21st Century Writing Desk – Making the Top

Last week, I saw a picture of a roof top that resembled a wave.

House with wave roof by Jules Gregory

House with wave roof by Jules Gregory

The roof prompted me to ponder the question: does a tabletop really need to be flat? Running with that notion, I carved this maple sample, dyed it black and waxed it to increase the sheen.

Carved Sample

I was really pleased with the sample, (and so was everyone to whom I showed it) so I decided to use the carved pattern on a table top. I glued together two mahogany boards and began carving texture into the panel using a #7/10 gouge.

Carved Panel1

The surface felt so good under my fingertips.

Carved Panel2

After two-and-a-half hours of carving, I had completed the 12″ x 25″ panel. During that time I did a lot of thinking (and tweeting). I came up with the idea of calling it the 21st Century Writing Desk.

Carved Panel3

So, with the top done, my next step was to design a suitable base for it. I went to my computer and started playing with designs.

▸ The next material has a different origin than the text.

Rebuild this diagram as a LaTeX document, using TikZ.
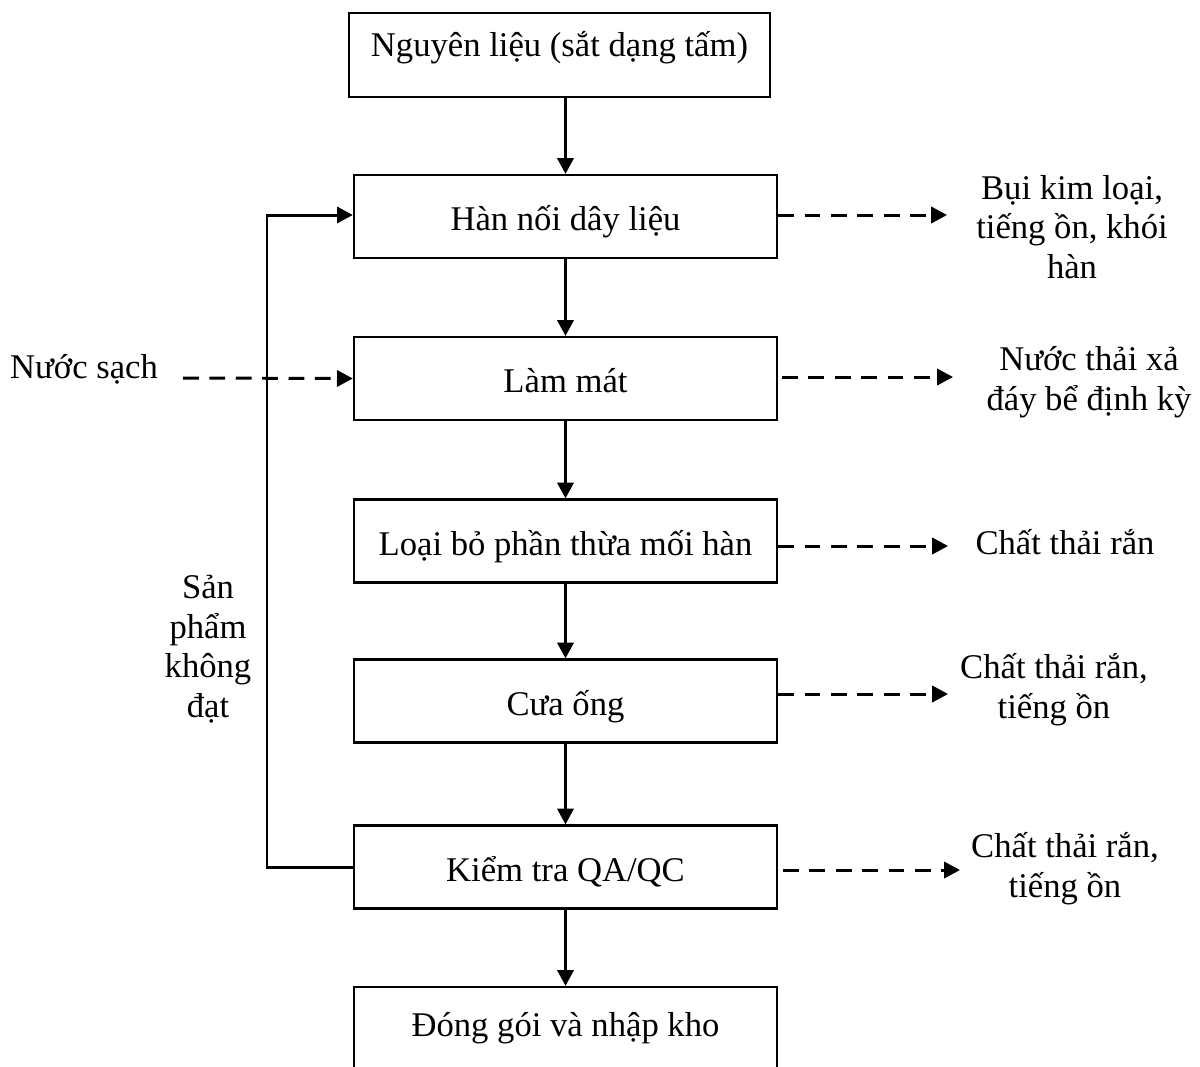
\documentclass[tikz,border=0pt]{standalone}
\usepackage{fontspec}
\setmainfont{Liberation Serif}
\usetikzlibrary{arrows.meta}
\begin{document}
\begin{tikzpicture}[x=0.01cm,y=-0.01cm,
  every node/.style={font=\fontsize{9.85}{11.2}\selectfont},
  procbox/.style={draw, line width=0.6pt, minimum width=4.23cm, minimum height=0.83cm,
    inner sep=0pt, text height=0.555cm, text depth=0.275cm},
  flow/.style={line width=0.85pt, -{Triangle[length=4.5pt,width=4.6pt]}},
  emit/.style={flow, dash pattern=on 4.5pt off 3pt},
  note/.style={align=center, inner sep=0pt, anchor=base}]
\useasboundingbox (0,0) rectangle (1200,1066);

% process steps
\node[procbox, minimum width=4.21cm, text height=0.43cm, text depth=0.41cm] (b1) at (559.5,55) {Nguyên liệu (sắt dạng tấm)};
\node[procbox] (b2) at (565.5,216.5) {Hàn nối dây liệu};
\node[procbox] (b3) at (565.5,378.5) {Làm mát};
\node[procbox] (b4) at (565.5,541) {Loại bỏ phần thừa mối hàn};
\node[procbox] (b5) at (565.5,701) {Cưa ống};
\node[procbox] (b6) at (565.5,867) {Kiểm tra QA/QC};
\node[procbox, text height=0.49cm, text depth=0.34cm] (b7) at (565.5,1028.5) {Đóng gói và nhập kho};

% outputs and inputs (anchored on the last line's baseline)
\node[note] (o2) at (1072,278) {Bụi kim loại,\\tiếng ồn, khói\\hàn};
\node[note] (o3) at (1089,410) {Nước thải xả\\đáy bể định kỳ};
\node[note] (o4) at (1065,554) {Chất thải rắn};
\node[note] (o5) at (1054,718) {Chất thải rắn,\\tiếng ồn};
\node[note] (o6) at (1065,897) {Chất thải rắn,\\tiếng ồn};
\node[note] (win) at (84,378) {Nước sạch};
\node[note] (rej) at (208,717) {Sản\\phẩm\\không\\đạt};

% arrow ends
\coordinate (t2) at (947,215);
\coordinate (t3) at (953,377);
\coordinate (t4) at (948,546);
\coordinate (t5) at (948,694);
\coordinate (t6) at (960,870);
\coordinate (ws) at (183,378);
\coordinate (lp) at (267,215);

% main flow
\draw[flow] (b2.north |- b1.south) -- (b2.north);
\foreach \a/\b in {b2/b3, b3/b4, b4/b5, b5/b6, b6/b7}
  \draw[flow] (\a.south) -- (\b.north);

% rejected products back to welding
\draw[flow] (b6.west) -| (lp) -- (b2.west |- lp);

% clean water in
\draw[emit] (ws) -- (b3.west);

% emissions
\draw[emit] (b2.east |- t2) -- (t2);
\draw[emit, shorten <=1.1pt] (b3.east |- t3) -- (t3);
\draw[emit] (b4.east |- t4) -- (t4);
\draw[emit] (b5.east |- t5) -- (t5);
\draw[emit, shorten <=1.4pt] (b6.east |- t6) -- (t6);
\end{tikzpicture}
\end{document}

11 thoughts on “21st Century Writing Desk – Making the Top

  1. Really nice texture. Would be great in an entrace hall.
    But unless you only write on scratch pad, hand writing on a single sheet of paper needs a flat surface. One could use a desk blotter but it would hide the texture. For hand writing I would put a piece fo floating glass on it.
    But maybe 21st century writing desk means a printer stand …
    Sylvain

    • Hi Sylvain,

      Thank you for the thoughtful comment.

      I, too, can see it in an entryway. I feel that the surface needs to be in a place where people can experience it, and a desk is usually a little more private than a hall table.

      When I came up with the name, 21st Century Writing Desk, I was thinking of computers. Most of my writing (not note-taking) takes place at one, as is happening right now.